Of course, it took them over a decade to reach the point where a port was necessary - so it's up to you to decide when that decision makes sense for your language.
Does “low level” translate to performance? Is Rust a “low level” language?
Take C#. You can write a compiler in it that is very fast. It gives you explicit control over memory layout of data structures and of course total control over what you wrote to disk. It is certainly not “low level”.
>Having a garbage collector makes so many compiler algorithms and data structures easier.
Does it really? Compilers tend to be programs that just appends a bunch of data to lists, hashmaps, queues and trees, processes it, then shuts down.

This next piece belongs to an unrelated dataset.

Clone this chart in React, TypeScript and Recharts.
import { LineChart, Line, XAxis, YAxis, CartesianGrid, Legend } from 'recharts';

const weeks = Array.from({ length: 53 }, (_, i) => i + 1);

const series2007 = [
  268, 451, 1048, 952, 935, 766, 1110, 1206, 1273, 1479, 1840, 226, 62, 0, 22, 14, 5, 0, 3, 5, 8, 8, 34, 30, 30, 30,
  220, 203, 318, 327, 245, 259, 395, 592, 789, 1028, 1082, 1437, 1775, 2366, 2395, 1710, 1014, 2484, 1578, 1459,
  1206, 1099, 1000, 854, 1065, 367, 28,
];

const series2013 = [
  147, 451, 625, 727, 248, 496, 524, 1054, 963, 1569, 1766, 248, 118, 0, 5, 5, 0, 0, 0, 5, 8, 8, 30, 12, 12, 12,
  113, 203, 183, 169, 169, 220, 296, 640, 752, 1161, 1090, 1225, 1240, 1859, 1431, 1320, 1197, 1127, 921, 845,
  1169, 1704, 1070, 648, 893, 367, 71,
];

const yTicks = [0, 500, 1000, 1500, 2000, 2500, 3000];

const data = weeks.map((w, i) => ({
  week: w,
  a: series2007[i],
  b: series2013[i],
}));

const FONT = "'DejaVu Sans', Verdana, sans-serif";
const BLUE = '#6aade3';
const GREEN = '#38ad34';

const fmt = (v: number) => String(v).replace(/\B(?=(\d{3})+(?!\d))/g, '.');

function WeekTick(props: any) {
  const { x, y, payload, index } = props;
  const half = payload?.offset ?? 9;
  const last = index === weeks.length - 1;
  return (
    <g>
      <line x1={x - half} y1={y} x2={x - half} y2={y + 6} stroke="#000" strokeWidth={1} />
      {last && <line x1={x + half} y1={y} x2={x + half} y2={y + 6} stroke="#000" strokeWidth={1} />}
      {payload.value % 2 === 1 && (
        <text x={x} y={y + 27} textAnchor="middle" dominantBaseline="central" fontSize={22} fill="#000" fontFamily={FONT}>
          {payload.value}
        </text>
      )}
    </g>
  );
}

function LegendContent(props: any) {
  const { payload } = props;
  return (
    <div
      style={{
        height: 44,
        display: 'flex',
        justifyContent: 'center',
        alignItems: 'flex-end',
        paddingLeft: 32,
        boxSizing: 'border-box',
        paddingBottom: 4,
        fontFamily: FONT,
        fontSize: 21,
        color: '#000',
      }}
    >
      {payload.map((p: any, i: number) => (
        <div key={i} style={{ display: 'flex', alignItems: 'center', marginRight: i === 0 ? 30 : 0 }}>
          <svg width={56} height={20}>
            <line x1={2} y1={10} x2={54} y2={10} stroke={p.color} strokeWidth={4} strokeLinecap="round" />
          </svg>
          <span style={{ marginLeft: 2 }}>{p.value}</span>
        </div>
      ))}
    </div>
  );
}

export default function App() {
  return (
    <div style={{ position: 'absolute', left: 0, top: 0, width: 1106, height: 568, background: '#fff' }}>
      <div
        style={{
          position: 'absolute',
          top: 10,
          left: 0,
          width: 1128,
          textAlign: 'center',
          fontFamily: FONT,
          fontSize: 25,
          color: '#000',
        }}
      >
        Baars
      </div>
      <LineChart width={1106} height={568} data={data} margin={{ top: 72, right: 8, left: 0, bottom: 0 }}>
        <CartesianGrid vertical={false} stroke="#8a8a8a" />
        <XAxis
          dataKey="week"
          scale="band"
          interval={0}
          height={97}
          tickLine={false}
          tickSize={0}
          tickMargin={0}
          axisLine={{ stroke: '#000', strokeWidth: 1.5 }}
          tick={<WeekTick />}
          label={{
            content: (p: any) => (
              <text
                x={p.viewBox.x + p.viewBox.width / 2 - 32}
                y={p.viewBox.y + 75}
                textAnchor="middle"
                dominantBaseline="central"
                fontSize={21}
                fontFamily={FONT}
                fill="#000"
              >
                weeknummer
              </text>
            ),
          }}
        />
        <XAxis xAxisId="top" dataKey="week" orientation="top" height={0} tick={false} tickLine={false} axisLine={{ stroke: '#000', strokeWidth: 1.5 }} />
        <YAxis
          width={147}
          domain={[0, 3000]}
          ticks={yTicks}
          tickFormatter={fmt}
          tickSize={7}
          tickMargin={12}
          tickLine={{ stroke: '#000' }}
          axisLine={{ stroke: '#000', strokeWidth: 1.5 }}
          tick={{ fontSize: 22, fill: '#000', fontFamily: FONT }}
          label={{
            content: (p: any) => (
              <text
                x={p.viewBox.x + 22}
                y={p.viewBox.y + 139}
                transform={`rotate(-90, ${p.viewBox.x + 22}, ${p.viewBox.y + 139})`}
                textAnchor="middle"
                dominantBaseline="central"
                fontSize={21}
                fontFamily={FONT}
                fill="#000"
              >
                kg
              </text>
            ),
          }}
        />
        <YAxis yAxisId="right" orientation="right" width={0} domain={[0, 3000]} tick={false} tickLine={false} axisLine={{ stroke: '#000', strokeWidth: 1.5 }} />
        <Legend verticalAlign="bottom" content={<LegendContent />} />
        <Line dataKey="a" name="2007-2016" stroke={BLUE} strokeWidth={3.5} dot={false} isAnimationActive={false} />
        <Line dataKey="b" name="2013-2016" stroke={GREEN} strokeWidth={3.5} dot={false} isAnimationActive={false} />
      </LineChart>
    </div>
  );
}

So you can just make append-only data structures and not care too much about freeing stuff.
I never worry about memory management when I write compilers in C.

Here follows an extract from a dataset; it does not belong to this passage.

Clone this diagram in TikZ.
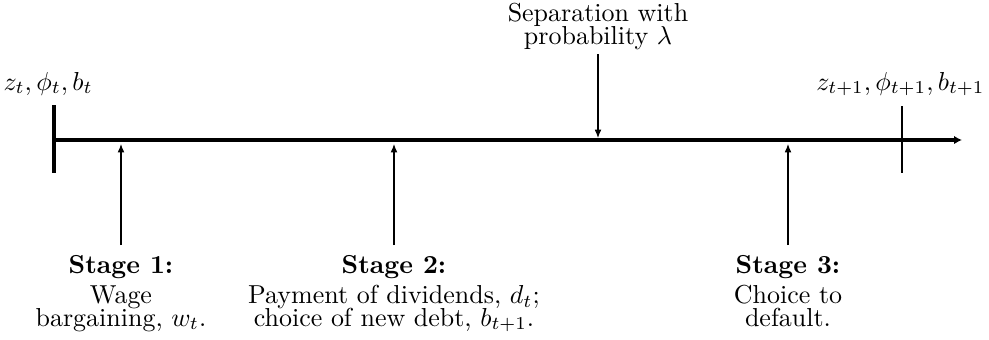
\documentclass[tikz,border=0pt]{standalone}
\usetikzlibrary{arrows.meta}
\newcommand\mytightlines{\fontsize{10pt}{8.6pt}\selectfont\lineskip=0pt\relax\lineskiplimit=-20pt\relax}
\begin{document}
\begin{tikzpicture}[x=0.385pt,y=-0.385pt,
  lbl/.style={align=center,inner sep=0pt,font=\mytightlines},
  thinarrow/.style={-{Latex[length=3.2pt,width=2.6pt]},line width=0.4pt}]
\useasboundingbox (0,0) rectangle (989,339);
% timeline
\coordinate (tl0) at (53,140);
\coordinate (tl1) at (962,140);
\draw[line width=1.6pt,-{Latex[length=3pt,width=3.2pt]}] (tl0) -- (tl1);
\coordinate (lt0) at (54,105);
\coordinate (lt1) at (54,173);
\draw[line width=1.5pt] (lt0) -- (lt1);
\coordinate (rt0) at (902,106);
\coordinate (rt1) at (902,173);
\draw[line width=0.4pt] (rt0) -- (rt1);
% state labels
\node[lbl,anchor=base west] (sl) at (3,90) {$z_t,\phi_t,b_t$};
\node[lbl,anchor=base east] (sr) at (985,90) {$z_{t+1},\phi_{t+1},b_{t+1}$};
% separation
\node[lbl,anchor=north] (sep) at (598,3) {Separation with\\probability $\lambda$};
\coordinate (sepend) at (598,138);
\draw[thinarrow] (sep.south) ++(0,4) -- (sepend);
% stages
\node[lbl,anchor=north] (s1) at (121,255) {\textbf{Stage 1:}\\[3pt] Wage\\bargaining, $w_t$.};
\node[lbl,anchor=north] (s2) at (394,255) {\textbf{Stage 2:}\\[3pt] Payment of dividends, $d_t$;\\choice of new debt, $b_{t+1}$.};
\node[lbl,anchor=north] (s3) at (788,255) {\textbf{Stage 3:}\\[3pt] Choice to\\default.};
\coordinate (a1) at (121,144);
\coordinate (a2) at (394,144);
\coordinate (a3) at (788,144);
\draw[thinarrow] (s1.north) ++(0,-10) -- (a1);
\draw[thinarrow] (s2.north) ++(0,-10) -- (a2);
\draw[thinarrow] (s3.north) ++(0,-10) -- (a3);
\end{tikzpicture}
\end{document}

Any AOT compiled language offers enough performance for writing full compiler toolchain.
> But I also accept that that choice means there's an upper limit to how fast my compiler will.
Don't buy it.
A decent OCaml version of a C or Zig compiler would almost certainly not be 10x slower. And it would be significantly easier to parallelize without introducing bugs so it might even be quite a bit faster on big codebases.
Actually designing your programming language to be processed quickly (can definitively figure things out with local parsing, minimizing the number of files that need to be touched, etc.) is WAY more important than the low-level implementation for overall compilation speed.
And I suspect that the author would have gotten a lot further had he been using a GC language and not had to deal with all the low-level issues and debugging.
I like Zig, and I use it a lot. But it is NOT my general purpose language. I'm definitely going to reach for Python first unless I absolutely know that I'm going to be doing systems programming. Python (or anything garbage collected with solid libraries) simply is way more productive on short time scales for small codebases.